We report the MPI_AllReduce time measured on Intel Xeon Phi processor 7250 on our internal Endeavor cluster with Intel® Omni-Path Architecture (Intel® OPA) series 100 fabric with fat-tree topology, using Intel MPI 18.104.22.168. The competitive data from Baidu is measured on a GPU cluster with 8 NVIDIA TitanX-Maxwell cards per node (with optimized intra-node comms). This is compared with a single Intel Xeon Phi processor consisting of a node, so a 32-node Intel Xeon Phi processor measurement below is comparable to 4 GPGPU nodes, with each node having a maximum of 8 cards.
The Intel Xeon Phi processor DeepBench results are with the stock Intel MPI Library 2017 on the above-mentioned cluster (Fig. 3). The latencies are better for 8 GPUs (in a single node) compared to 8 Intel Xeon Phi processor-based nodes since this constitutes to within node (peer-to-peer) communication. However, for communication across nodes, the Intel Xeon Phi processor AllReduce latencies are significantly better. Latencies for 16 Intel Xeon Phi processor-based nodes were better than that for 2 GPU (x8) nodes across most message sizes. Fig. 3 is normalized against TitanX-Maxwell, which Baidu measured as being number-1.
Fig. 3 Source: Data from Baidu as of Sept 26, 2016
Further, we also present results using our optimized communication library (which was also presented inPradeep Dubey’s IDF16 Technical Session) which further improves AllReduce latencies by an average of 3.5X across the message sizes and node counts of interest (Fig. 4). This benchmark only captures the latency for a single MPI_AllReduce operation. Typically, in any application context we can expect to have multiple such operations in flight, and in such situations we can expect to see further performance improvements.

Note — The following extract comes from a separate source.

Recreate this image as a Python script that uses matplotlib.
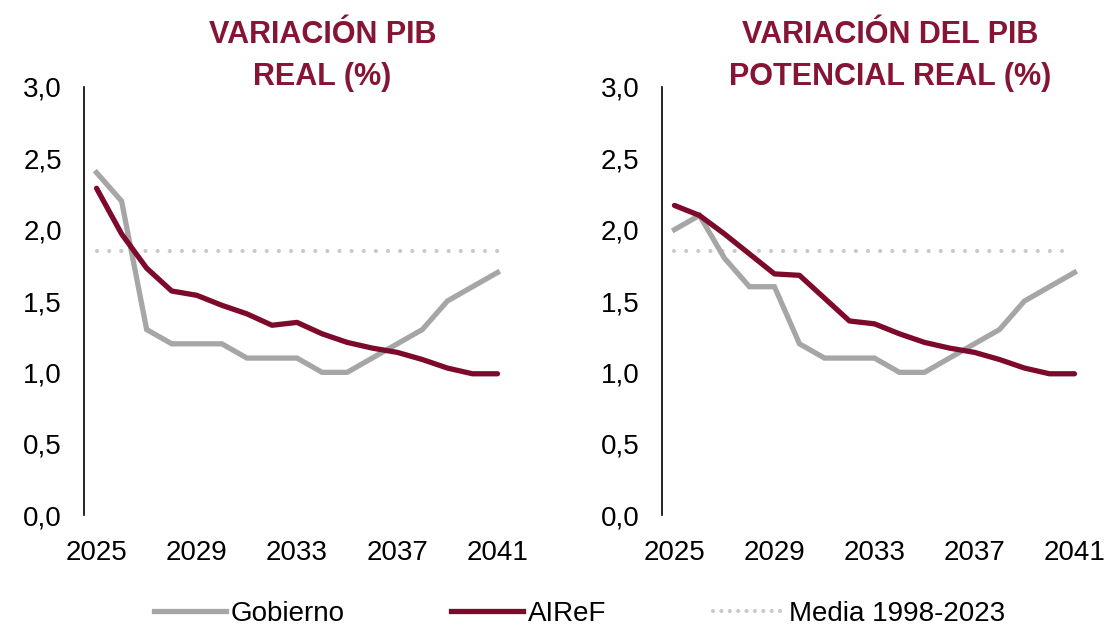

Fig. 4 Source: Intel internal measurements, September 2016 
Recurrent Layers – RNN/LSTM
DeepBench also includes recurrent layers—vanilla RNN and LSTM layers, primarily based on the DeepSpeech2 model configurations and for different mini-batch sizes—to capture the impact of scaling. The core compute kernel for these recurrent layers are still the GEMM operations, and the matrix sizes corresponding to these layers are already captured in the GEMM benchmark. For these cases, we can see from Fig. 1 that Intel Xeon Phi consistently performs better than current Nvida Maxwell GPUs and in many cases also better than Nvidia Pascal GPU which has almost 2X more peak flops. However, these layers are included as independent primitives to showcase RNN/LSTM-specific optimizations. For the current benchmark release, we do not include Intel Xeon Phi processor results for these cases. We are working on an optimized implementation for the RNN layers, which exploits the specific usage pattern to more efficiently leverage available caches. The Intel Xeon Phi processor results for these cases will be added once RNN layers support is introduced to Intel MKL.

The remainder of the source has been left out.